Course1 - Week3 Assignment - ReLU gave worse performance than tanh


I tried the ungraded exercises and implemented ReLU (as well as Leaky ReLU) as the activation function for the hidden layer. On this assignment, it turned out that ReLU performed far worse than with tanh.

I did a quick Google search and it seems ReLU is recommended over tanh and sigmoid for simple neural networks for computational efficiency.

Did anyone try and what is your observation? Is ReLU supposed to be inferior to tanh in this particular case?

Thank you!

You should be able to get pretty decent performance from ReLU on this exercise, but you may need to fiddle with the learning rate and number of iterations. It also doesn’t do so well with small numbers of neurons in the hidden layer. I was able to get 81% accuracy with n_h = 40, \alpha = 0.6 and 12k iterations.

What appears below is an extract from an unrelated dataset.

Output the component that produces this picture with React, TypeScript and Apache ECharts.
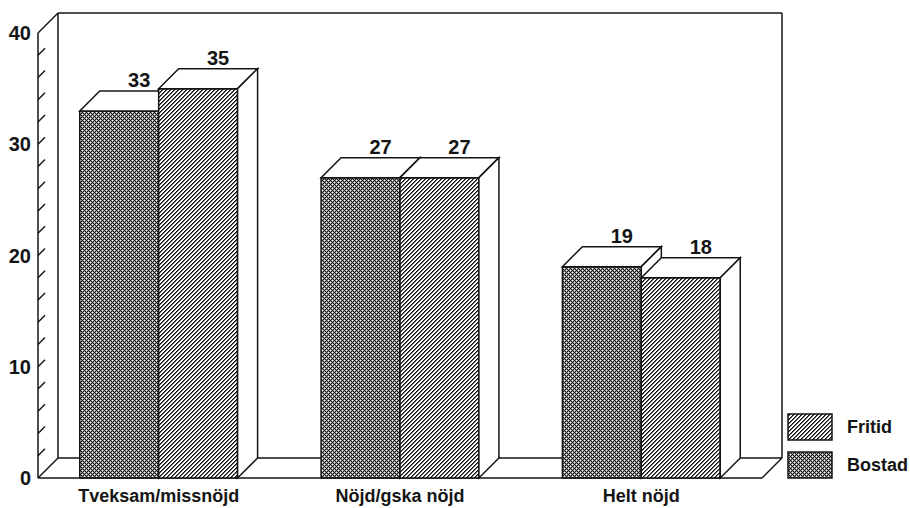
import React, { useEffect, useRef } from 'react';
import * as echarts from 'echarts';

const categories = ['Tveksam/missnöjd', 'Nöjd/gska nöjd', 'Helt nöjd'];
const seriesNames = ['Bostad', 'Fritid'];
const bostadValues = [33, 27, 19];
const fritidValues = [35, 27, 18];
const yMin = 0;
const yMax = 40;
const yInterval = 10;
const minorTickValues = [2, 4, 6, 8, 10, 12, 14, 16, 18, 20, 22, 24, 26, 28, 30, 32, 34, 36, 38];

const DEPTH = 20;
const INK = '#141414';
const FONT = '"Liberation Sans", Arial, Helvetica, sans-serif';

function makeTile(size: number, fn: (x: number, y: number) => number) {
  const c = document.createElement('canvas');
  c.width = size;
  c.height = size;
  const ctx = c.getContext('2d')!;
  const img = ctx.createImageData(size, size);
  for (let y = 0; y < size; y++) {
    for (let x = 0; x < size; x++) {
      const v = fn(x, y);
      const i = (y * size + x) * 4;
      img.data[i] = v;
      img.data[i + 1] = v;
      img.data[i + 2] = v;
      img.data[i + 3] = 255;
    }
  }
  ctx.putImageData(img, 0, 0);
  return { image: c, repeat: 'repeat', imageWidth: size, imageHeight: size } as any;
}

export default function App() {
  const ref = useRef<HTMLDivElement>(null);
  useEffect(() => {
    if (!ref.current) return;
    const chart = echarts.init(ref.current, null, { renderer: 'svg' });

    const hatch = makeTile(4, (x, y) => {
      const k = (x + y) % 4;
      return k === 3 ? 15 : k === 0 ? 95 : 255;
    });
    const cross = makeTile(4, (x, y) => {
      if ((x === 0 && y === 0) || (x === 2 && y === 2)) return 255;
      if ((x + y) % 2 === 1) return 150;
      return 25;
    });
    const patterns = [cross, hatch];

    const lineStyle = { stroke: INK, lineWidth: 1.5 };

    const frameRender = (params: any, api: any) => {
      const cs = params.coordSys;
      const x0 = cs.x;
      const x1 = cs.x + cs.width;
      const yB = api.coord([0, yMin])[1];
      const yT = api.coord([0, yMax])[1];
      const D = DEPTH;
      const seg = (a: number[], b: number[]) => ({
        type: 'line',
        shape: { x1: a[0], y1: a[1], x2: b[0], y2: b[1] },
        style: lineStyle,
      });
      return {
        type: 'group',
        children: [
          seg([x0, yB], [x0, yT]),
          seg([x0, yT], [x0 + D, yT - D]),
          seg([x0 + D, yT - D], [x1 + D, yT - D]),
          seg([x1 + D, yT - D], [x1 + D, yB - D]),
          seg([x0 + D, yT - D], [x0 + D, yB - D]),
          seg([x0 + D, yB - D], [x1 + D, yB - D]),
          seg([x0, yB], [x0 + D, yB - D]),
          seg([x0, yB], [x1, yB]),
          seg([x1, yB], [x1 + D, yB - D]),
        ],
      };
    };

    const tickRender = (params: any, api: any) => {
      const cs = params.coordSys;
      const x0 = cs.x;
      const y = api.coord([0, api.value(0)])[1];
      return {
        type: 'line',
        shape: { x1: x0, y1: y, x2: x0 + 7, y2: y - 7 },
        style: lineStyle,
      };
    };

    const barRender = (sIdx: number) => (params: any, api: any) => {
      const cat = api.value(0);
      const val = api.value(1);
      const band = api.size([1, 0])[0];
      const barW = band * 0.327;
      const center = api.coord([cat, 0])[0];
      const left = center - barW + sIdx * barW;
      const right = left + barW;
      const yTop = api.coord([cat, val])[1];
      const yBot = api.coord([cat, 0])[1];
      const D = DEPTH;
      return {
        type: 'group',
        children: [
          {
            type: 'polygon',
            shape: { points: [[left, yTop], [right, yTop], [right, yBot], [left, yBot]] },
            style: { fill: patterns[sIdx], stroke: INK, lineWidth: 1.5 },
          },
          {
            type: 'polygon',
            shape: { points: [[left, yTop], [right, yTop], [right + D, yTop - D], [left + D, yTop - D]] },
            style: { fill: '#ffffff', stroke: INK, lineWidth: 1.5 },
          },
          {
            type: 'polygon',
            shape: { points: [[right, yTop], [right + D, yTop - D], [right + D, yBot - D], [right, yBot]] },
            style: { fill: '#ffffff', stroke: INK, lineWidth: 1.5 },
          },
          {
            type: 'text',
            x: (left + right) / 2 + D,
            y: yTop - D - 11,
            style: {
              text: String(val),
              fill: INK,
              fontSize: 20,
              fontWeight: 'bold',
              fontFamily: FONT,
              align: 'center',
              verticalAlign: 'middle',
              textAlign: 'center',
              textVerticalAlign: 'middle',
            },
          },
        ],
      };
    };

    const bostadData = bostadValues.map((v, i) => [i, v]);
    const fritidData = fritidValues.map((v, i) => [i, v]);

    const legendItems = [
      { name: seriesNames[1], pattern: hatch, y: 414 },
      { name: seriesNames[0], pattern: cross, y: 452 },
    ];

    chart.setOption({
      animation: false,
      backgroundColor: '#ffffff',
      grid: { left: 38, right: 148, top: 33, bottom: 30, containLabel: false },
      xAxis: {
        type: 'category',
        data: categories,
        axisLine: { show: false },
        axisTick: { show: false },
        splitLine: { show: false },
        axisLabel: {
          color: INK,
          fontSize: 18,
          fontWeight: 'bold',
          fontFamily: FONT,
          margin: 9,
          interval: 0,
        },
      },
      yAxis: {
        type: 'value',
        min: yMin,
        max: yMax,
        interval: yInterval,
        axisLine: { show: false },
        axisTick: { show: false },
        splitLine: { show: false },
        axisLabel: {
          color: INK,
          fontSize: 20,
          fontWeight: 'bold',
          fontFamily: FONT,
          margin: 7,
        },
      },
      series: [
        {
          type: 'custom',
          name: 'frame',
          renderItem: frameRender,
          data: [[0, 0]],
          encode: { x: 0, y: 1 },
          silent: true,
          z: 1,
        },
        {
          type: 'custom',
          name: 'ticks',
          renderItem: tickRender,
          data: minorTickValues.map((v) => [v]),
          encode: { y: 0 },
          silent: true,
          z: 1,
        },
        {
          type: 'custom',
          name: seriesNames[0],
          renderItem: barRender(0),
          data: bostadData,
          encode: { x: 0, y: 1 },
          z: 2,
        },
        {
          type: 'custom',
          name: seriesNames[1],
          renderItem: barRender(1),
          data: fritidData,
          encode: { x: 0, y: 1 },
          z: 3,
        },
      ],
      graphic: legendItems.flatMap((it) => [
        {
          type: 'rect',
          shape: { x: 788, y: it.y, width: 44, height: 26 },
          style: { fill: it.pattern, stroke: INK, lineWidth: 1.5 },
        },
        {
          type: 'text',
          x: 847,
          y: it.y + 13,
          style: {
            text: it.name,
            fill: INK,
            fontSize: 18,
            fontWeight: 'bold',
            fontFamily: FONT,
            align: 'left',
            verticalAlign: 'middle',
            textAlign: 'left',
            textVerticalAlign: 'middle',
          },
        },
      ]),
    });

    return () => chart.dispose();
  }, []);

  return (
    <div
      ref={ref}
      style={{ position: 'absolute', left: 0, top: 0, width: 910, height: 508, background: '#fff' }}
    />
  );
}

One important thing to check is that you did the complete and correct implementation: note that you need to change more than just forward propagation, right? The derivative of the activation functions is part of back propagation, so that needs to change as well.


I guess we should modify the function and also g[1]’(Z[1]) , but how can we implement its derivation on dZ[1] ?

Well, what is the formula for dZ^{[1]}?

dZ^{[1]} = \left ( W^{[2]T} \cdot dZ^{[2]} \right ) * g^{[1]'}(Z^{[1]})

So (as you say), you need the formula for the derivative of ReLU. You have this:

g(Z) = max(0, Z)

Which means Z if Z >= 0 and 0 if Z < 0. So what would the derivative of that look like? It would be 0 if Z < 0 and 1 if Z >= 0, right? I can write that in one easy line of python and numpy.